PENDIDIKAN KESEHATAN REPRODUKSI
Mengapa Pendidikan Kesehatan Reproduksi Perlu Diberikan?
Pendidikan kesehatan reproduksi selama ini banyak diberikan kapada anak-anak hanyalah dari pendidikan biologi di sekolah.
Hal ini didasari oleh adanya faham pada masyarakat Indonesia bahwa kesehatan reproduksi ( yang selanjutnya diistilahkan dengan seks) itu adalah ’tabu’ untuk dibicarakan secara vulgar. Dengan demikian orang tua pun memiliki keterbatasan dari membahas masalah seksualitas dengan anak-anaknya.
Sementara itu pendidikan seks sangat perlu untuk diberikan kepada anak-anak sedini mungkin, mengingat banyak pengaruh-pengaruh negatif yang dapat ditimbulkan oleh penyimpangan seks, di antaranya, kehamilan pra-nikah, aborsi, dan penularan HIV/AIDS.
Pendidikan seks yang diberikan kepada anak-anak dari bangku sekolah, kebanyakan hanyalah persoalan-persoalan reproduksi saja secara biologis tanpa mempertimbangkan aspek-aspek sosial budaya, psikologis, dan kesehatan yang mungkin ditimbulkannya.
Pendidikan seks menjadi penting mengingat banyaknya sumber-sumber informasi yang bertebaran di media, baik cetak maupun elektronik, yang begitu mudah diakses tetapi tidak memiliki sensor, mana informasi yang baik untuk diserap dan mana yang tidak.
Belum lagi adanya anggapan di kalangan remaja khususnya bahwa adanya ’trend’ (sesuatu yang dianggap sedang mengikuti perkembangan zaman) apabila meniru sesuatu seperti yang banyak disebarkan di media massa. Seperti misalnya gaya hidup selebritis, mode pakaian, make up, dlll.
Di samping itu, munculnya perubahan pada diri si anak memasuki usia remaja tidak hanya pada perubahan fisik tetapi juga perubahan psikologis.

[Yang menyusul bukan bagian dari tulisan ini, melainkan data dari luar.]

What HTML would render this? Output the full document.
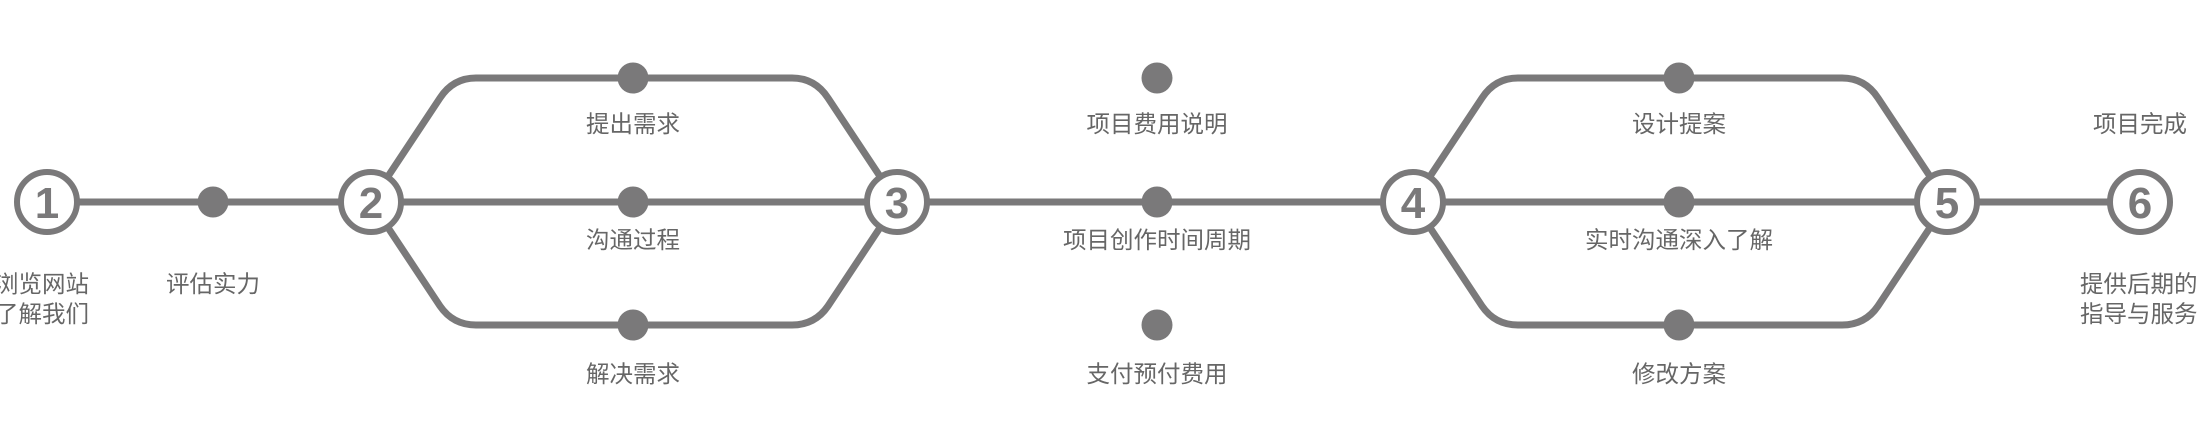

- Perubahan fisik berupa perubahan bentuk tubuh (organ-organ kelamin), perubahan suara, menstruasi/mimpi basah), dan
- Perubahan psikologis berupa munculnya perasaan yang ‘lain’ (malu, jatuh cinta, senang, simpatik, cemburu) ketika bertemu atau berinteraksi dengan lawan jenis, ingin diperhatikan, mulai memunculkan citra diri, dll.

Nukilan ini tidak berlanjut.